Reference no: EM133424235
Part A: THE CPU AND MEMORY (Chapter 7)
If the memory register for a particular computer is 32 bits wide, how much memory can this computer support?
Show the steps of the CPU fetch-execute cycle (micro operations) for the following instructions in the Little Man instruction set:
SUBTRACT,
IN,
COFFEE BREAK,
BRANCH ON CONDITION
Show the steps of the CPU fetch-execute cycle (micro operations) for an instruction that produces the 2's complement of the number in accumulator A (calculator). (8 marks)
Assume that SP is the stack pointer regiester, a special purpose register that always refers to the top of the stack.
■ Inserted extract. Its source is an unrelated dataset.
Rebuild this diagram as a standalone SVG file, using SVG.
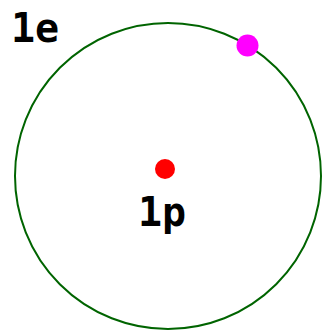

PUSH is an instruction that pushes the address of the next instruction into the top of the stack. Show the steps of the CPU fetch-execute cycle (micro operations) for the PUSH instruction.
Part B: CPU AND MEMORY: DESIGN, ENHANCEMENT, AND IMPLEMENTATION (Chapter 8)
Consider a CPU that implements a single instruction fetch-decode-execute-write- back pipeline for scalar processing. The execution unit of this pipeline assumes that the execution stage requires one step. Describe, and show in diagram form, what happens when an instruction that requires one execution step follows one that requires four execution steps.
Some systems use a branch prediction method known as static branch prediction, so called because the prediction is made on the basis of the instruction, without regard to history. One possible scenario would have the system predict that all conditional backward branches are taken and all forward conditional branches are not taken. Recall your experience with programming in the Little Man Computer language. Would this algorithm be effective? Why or why not? What aspects of normal programming, in any programming language, support your conclusion?
Suppose we are trying to determine the speed of a computer that executes the Little Man instruction set. The LOAD and STORE instructions each make up about 25% of the instructions in a typical program; ADD, SUBTRACT, IN, and OUT take 10% each. The various branches each take about 5%. The HALT instruction is almost never used (a maximum of once each program, of course!).
Determine the average number of instructions executed each second if the clock ticks at 100 MHz.
Now suppose that the CPU is pipelined, so that each instruction is fetched while another instruction is executing. (You may also neglect the time required to refill the pipeline during branches and at the start of program execution.) What is the average number of instructions that can be executed each second with the same clock in this case?
Consider a cache memory that provides three hundred 16-byte blocks. Now consider that you are processing all the data in a two-dimensional array of, say, four hundred rows by four hundred columns, using a pair of nested loops. Assume that the program stores the array column by column. You can write your program to nest the loops in either direction, that is, process row by row or column by column. Explain which way you would choose to process the data? Why?